I’m not going to lie, I probably spent more time playing FFXIV this weekend than was really healthy. It’s a super pretty game and I’m just starting to get my head around some of the weirder systems.
That said, I did manage to take a few hours and, um, “play” through a pair of visual novels, for values of “play” that involve reading and listening to dialogue and hitting enter occasionally.
Planetarian ~ the reverie of a little planet ~ is one of those that is designed to get you, as they say, right in the feels. 30 years after a massive war starts, and 20 years after mankind has been reduced to a bare fraction of its former self, a scavenger hunting for food and supplies in an abandoned city stumbles into a department-store planetarium where a cheerful robot hostess is still hoping that, one day, customers will come back and see the stars.
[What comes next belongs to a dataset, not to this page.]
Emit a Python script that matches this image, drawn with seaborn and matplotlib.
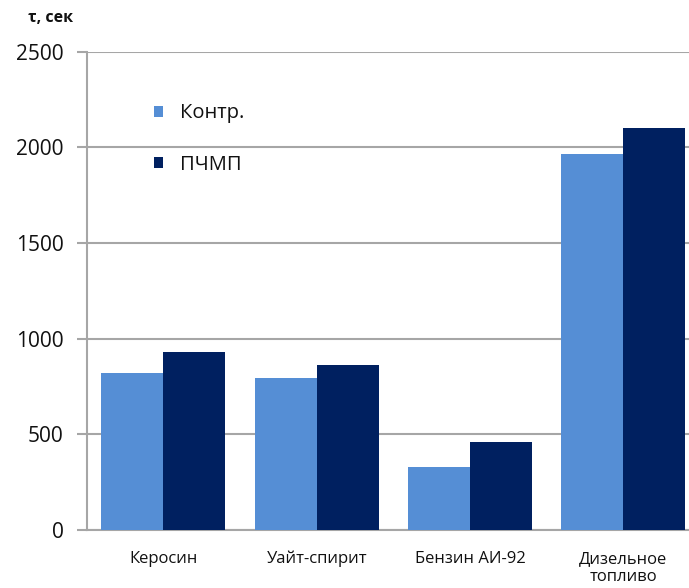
import matplotlib
matplotlib.use("Agg")
import matplotlib.pyplot as plt
import seaborn as sns
import pandas as pd

# Burn time per fuel, control vs. treated sample
categories = ["Керосин", "Уайт-спирит", "Бензин АИ-92", "Дизельное\nтопливо"]
series_names = ["Контр.", "ПЧМП"]
control_values = [820, 792, 330, 1967]
treated_values = [930, 865, 458, 2100]
y_ticks = [0, 500, 1000, 1500, 2000, 2500]

df = pd.DataFrame({
    "fuel": categories * 2,
    "series": [series_names[0]] * 4 + [series_names[1]] * 4,
    "time": control_values + treated_values,
})

sns.set_theme(style="white")
plt.rcParams["font.family"] = ["Open Sans", "DejaVu Sans"]

W, H = 689, 588
fig = plt.figure(figsize=(W / 100, H / 100), dpi=100)
left, right, top, bottom = 86.7, 700.0, 51.7, 530.0
ax = fig.add_axes([left / W, 1 - bottom / H, (right - left) / W, (bottom - top) / H])

palette = {"Контр.": "#558ED5", "ПЧМП": "#002060"}
sns.barplot(data=df, x="fuel", y="time", hue="series", order=categories,
            hue_order=series_names, palette=palette, width=0.81, gap=0,
            saturation=1, linewidth=0, ax=ax, zorder=3)

ax.set_xlim(-0.5, 3.5)
ax.set_ylim(0, 2500)
ax.set_yticks(y_ticks)
ax.set_xlabel("")
ax.set_ylabel("")

ax.yaxis.grid(True, color="#A6A6A6", linewidth=1.5, zorder=0)
ax.xaxis.grid(False)
for side in ["top", "right"]:
    ax.spines[side].set_visible(False)
for side in ["left", "bottom"]:
    ax.spines[side].set_color("#A6A6A6")
    ax.spines[side].set_linewidth(1.5)

ax.tick_params(axis="y", which="major", direction="out", length=7, width=1.5,
               color="#A6A6A6", pad=9.5, labelsize=15, labelcolor="#111111", left=True)
ax.tick_params(axis="x", which="major", length=0, pad=15, labelsize=12,
               labelcolor="#111111")
for lbl in ax.get_xticklabels():
    lbl.set_linespacing(1.15)
    lbl.set_verticalalignment("top")

leg = ax.legend(loc="upper left", bbox_to_anchor=(0.08, 0.93), frameon=False,
                fontsize=14.5, handlelength=0.45, handleheight=0.45,
                handletextpad=0.85, labelspacing=1.55)
for t in leg.get_texts():
    t.set_color("#111111")

fig.text(51 / W, 1 - 18 / H, "τ, сек", ha="center", va="center",
         fontsize=11.5, fontweight="bold", color="#111111")

fig.savefig("out.png", dpi=100, facecolor="white")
It’s a straight-up kinetic novel with no branching choices. Really good, but I’d recommend experiencing it at a time of day when you can get up afterwards and go outside and see sunshine and make sure that the world is still there.
…and for a complete change of pace, we have the latest entry in the “Sakura (noun)” series. These games sell themselves pretty heavily on the cute girls and fanservice, and this one isn’t an exception. On the other hand, the story-to-fanservice ratio is actually pretty favorable; the protagonist is a guy who’s been shuttled around schools his entire life while his family waits for him to live up to his father’s legacy and he has to come to terms with that and figure out what he actually wants to do with his life.
At his latest school, he winds up joining the swim club, a club with such a terrible reputation that it’s down to two members.
Of course, both of them turn out to be seriously cute girls with swimsuit structural integrity issues, so it’s hard to feel TOO bad for the main character’s troubles.
They have their own problems, the main character has his own problems, they become friends and help each other work out their problems, it’s actually kind of charming. It could actually probably do all right as a VN even without all the pandering, but – let’s be honest – it wouldn’t sell nearly as well.
It’s a Steam game, so it’s technically an all-ages game.